En el funeral, por impulso, me levanté al altar de la capilla y hablé bien de él a todos, dí gracias por él, agradecí la vida que él me dio, me despedí de él, recordé a todos la alegría de haber podido compartir con él momentos de claridad.

Una vez que se ha manifestado el sentido de todas estas cosas, sin esperarla ya, he recibido la información que me faltaba. He sido libre para volver sobre mis pasos y reabrir las relaciones que interrumpí en la juventud. Al recuperar el contacto con las hermanas de mi madre, he sabido que mi tío Jesús sufrió un terrible choque emocional al comprobar la infidelidad de su novia, a la que toda la familia conocía y con la que estaba a punto de casarse. Se entregó al desánimo, se debilitó, perdió las ganas de vivir y en pocos meses cayó enfermo y murió. Y esa muerte desencadenó la muerte en vida de sus padres y los transformó de tal modo que solo pudieron dar al hijo superviviente el agobio de su amargura. Mi padre tuvo que aprender a vivir con eso y era inevitable que lo transmitiera a sus hijos . Afortunadamente la muerte de su hermano sucedió cuando ya era adulto y responsable de su vida y ya no vivía con ellos. Y pudo soportar esa carga. Y afortunadamente esa herencia de sufrimiento no pudo apagarlo por completo y dejó en mi memoria profunda algunos trazos luminosos, pocos pero vivos, que han salido después a la luz. Como la escena que más recuerdo de él, en la que caminamos juntos y solos por el bosque, recogiendo fresas silvestres al primer sol de una mañana de junio. O cuando le acompañaba a la piscina, me enseñaba a nadar y yo admiraba su cuerpo de atleta. Estas escenas son ahora como medallas doradas en mi pecho.
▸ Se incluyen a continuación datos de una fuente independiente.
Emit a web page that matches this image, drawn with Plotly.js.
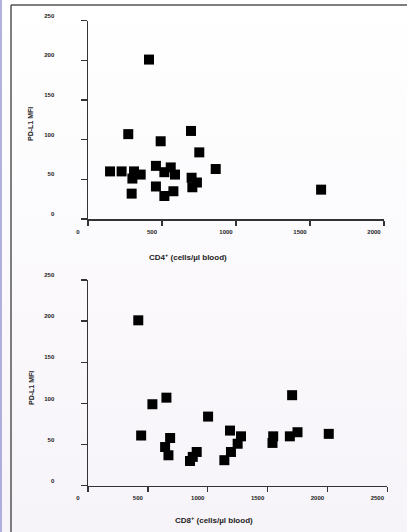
<!DOCTYPE html>
<html>
<head>
<meta charset="utf-8">
<script src="https://cdn.plot.ly/plotly-3.0.1.min.js"></script>
<style>
html,body{margin:0;padding:0;width:407px;height:532px;overflow:hidden;background:linear-gradient(#ffffff,#f7f4f9);}
#chart{width:407px;height:532px;}
</style>
</head>
<body>
<div id="chart"></div>
<script>
// CD4+ panel
const cd4X = [149, 227, 311, 356, 300, 295, 459, 516, 559, 588, 459, 516, 577, 700, 736, 705, 863, 752, 491, 272, 696, 412, 1575];
const cd4Y = [60, 60, 60, 56, 51, 32, 67, 59, 65, 56, 41, 29, 35, 52, 46, 40, 63, 84, 98, 107, 111, 201, 37];
// CD8+ panel
const cd8X = [420, 444, 538, 655, 686, 644, 672, 852, 875, 908, 1003, 1139, 1186, 1194, 1250, 1278, 1541, 1547, 1686, 1705, 1750, 2011];
const cd8Y = [201, 61, 99, 107, 58, 47, 37, 30, 35, 41, 84, 31, 67, 41, 51, 60, 52, 60, 60, 110, 65, 63];

const yTicks = [0, 50, 100, 150, 200, 250];
const cd4Ticks = [0, 500, 1000, 1500, 2000];
const cd8Ticks = [0, 500, 1000, 1500, 2000, 2500];

const cd4Title = 'CD4<sup>+</sup> (cells/µl blood)';
const cd8Title = 'CD8<sup>+</sup> (cells/µl blood)';
const yTitle = 'PD-L1 MFI';

const W = 407, H = 532;
const px = v => v / W;
const py = v => 1 - v / H;

const font = 'Liberation Sans, Arial, sans-serif';
const tickFont = {family: font, size: 6, color: '#222', weight: 'bold'};

function axisCommon() {
  return {
    showgrid: false, zeroline: false, showline: true,
    linecolor: '#333', linewidth: 1.5,
    ticks: 'outside', tickcolor: '#333', tickwidth: 1.5,
    tickfont: tickFont, fixedrange: true
  };
}

const marker = {symbol: 'square', size: 10, color: '#000', line: {width: 0}};

const data = [
  {x: cd4X, y: cd4Y, type: 'scatter', mode: 'markers', marker: marker, xaxis: 'x', yaxis: 'y', cliponaxis: false},
  {x: cd8X, y: cd8Y, type: 'scatter', mode: 'markers', marker: marker, xaxis: 'x2', yaxis: 'y2', cliponaxis: false}
];

const layout = {
  width: W, height: H,
  margin: {l: 0, r: 0, t: 0, b: 0},
  paper_bgcolor: 'rgba(0,0,0,0)',
  plot_bgcolor: 'rgba(0,0,0,0)',
  showlegend: false,
  font: {family: font},
  xaxis: Object.assign(axisCommon(), {
    domain: [px(88), px(384)], range: [0, 2000], anchor: 'y',
    tickvals: cd4Ticks, ticklen: 5, ticklabelshift: -10, ticklabelstandoff: 1
  }),
  yaxis: Object.assign(axisCommon(), {
    domain: [py(219), py(20.7)], range: [0, 250], anchor: 'x',
    tickvals: yTicks, ticklen: 6, ticklabelshift: -5, ticklabelstandoff: 25
  }),
  xaxis2: Object.assign(axisCommon(), {
    domain: [px(88), px(387.3)], range: [0, 2500], anchor: 'y2',
    tickvals: cd8Ticks, ticklen: 5, ticklabelshift: -10, ticklabelstandoff: 1
  }),
  yaxis2: Object.assign(axisCommon(), {
    domain: [py(485.7), py(280)], range: [0, 250], anchor: 'x2',
    tickvals: yTicks, ticklen: 6, ticklabelshift: -5, ticklabelstandoff: 25
  }),
  annotations: [
    {text: cd4Title, xref: 'paper', yref: 'paper', x: px(188), y: py(257), showarrow: false,
     xanchor: 'center', yanchor: 'middle', font: {family: font, size: 8, color: '#222', weight: 'bold'}},
    {text: cd8Title, xref: 'paper', yref: 'paper', x: px(214), y: py(520), showarrow: false,
     xanchor: 'center', yanchor: 'middle', font: {family: font, size: 8, color: '#222', weight: 'bold'}},
    {text: yTitle, xref: 'paper', yref: 'paper', x: px(31), y: py(124), showarrow: false, textangle: -90,
     xanchor: 'center', yanchor: 'middle', font: {family: font, size: 7, color: '#222', weight: 'bold'}},
    {text: yTitle, xref: 'paper', yref: 'paper', x: px(31), y: py(388), showarrow: false, textangle: -90,
     xanchor: 'center', yanchor: 'middle', font: {family: font, size: 7, color: '#222', weight: 'bold'}}
  ],
  shapes: [
    {type: 'line', xref: 'paper', yref: 'paper', x0: px(1), x1: px(1), y0: 0, y1: 1, line: {color: '#7f7fc4', width: 1.2}},
    {type: 'line', xref: 'paper', yref: 'paper', x0: px(11), x1: px(11), y0: 0, y1: py(5), line: {color: '#555', width: 1.5}},
    {type: 'line', xref: 'paper', yref: 'paper', x0: px(11), x1: 1, y0: py(5), y1: py(5), line: {color: '#555', width: 1.5}}
  ]
};

Plotly.newPlot('chart', data, layout, {displayModeBar: false, staticPlot: true});
</script>
</body>
</html>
En cierto sentido, sigo haciendo lo que hice en el funeral. Quiero seguir haciéndolo. Expresar mi gratitud por mi padre y, a través de él, por la vida que recibo a cada instante. Decir cómo me sorprende la belleza del diseño de la vida. Qué misterio tan profundo hay en el tiempo. De qué forma se unen en el presente todo el dolor, el gozo, todas las experiencias del pasado para abrir justamente esa puerta que ahora debe abrirse. Y qué necesarias son en mi vida todas las personas que la pueblan. Y cómo pueden el odio, la violencia, el sufrimiento, la soledad y el infierno disolverse en instantes y dar paso a la claridad.